Minerva, a single mother, traveled north to the state of Sonora where she learned how to make flour tortillas – a departure from the traditional corn tortillas of Teotitlán. Her mentor, also a single mother, agreed to teach her but only with the promise that Minerva would start a business to support her daughter and start saving for her education. To give her community a taste of the unfamiliar tortillas, Minerva gave out samples, then began to sell them in the local market. Her tortillas are now sold not only in Teotitlán but at the language school cafeteria in Oaxaca, and her vision is to start a tortilla-making cooperative that would employ other single mothers in the village.

“En Via goes to a deep level to connect visitors to the local culture in a meaningful and unusual way,” says Berens. “There are benefits for both the local people and the people on our tours, and we can magnify the impact of our dollars by tying tourism to a sustainable economic development model.”

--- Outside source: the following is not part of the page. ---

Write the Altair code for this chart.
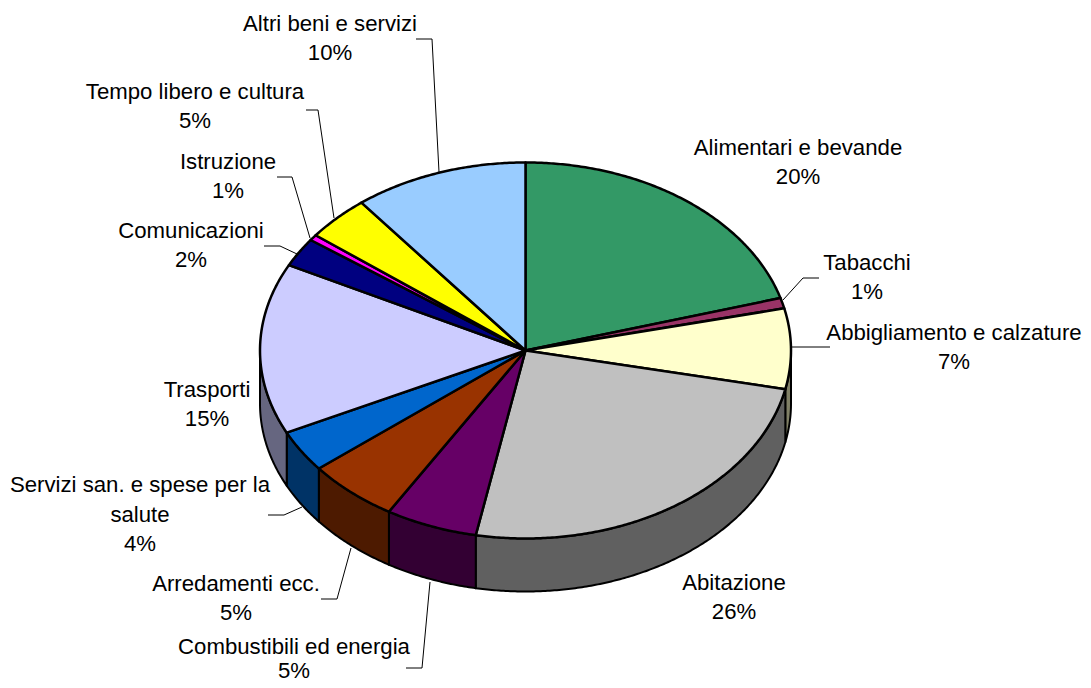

“Our goal is to give local communities a concrete way to be proud of who they are and what they do,” adds Executive Director Hernandez Topete, “and to provide funds that can help them accomplish that.”

The southern Mexican village of Teotitlán del Valle is a cultural treasure with a rich heritage and more than atwo-thousand-year-old tradition of weaving beautiful textiles. You could pick any number of “artisan” tours,most of which go only to the largest shops on the main road to town. Or you could nto only meet the weavers and other entrepreneurs of the village, but help them achieve financial independence and the once impossible dream of educating their children.


L
ocal travel makes a difference. Ask Juana, Enedina or Yanet. Or Rosalía and Minerva. Because they’ve not just gotten a loan from a local travel experience; they’ve gotten a chance for a better life.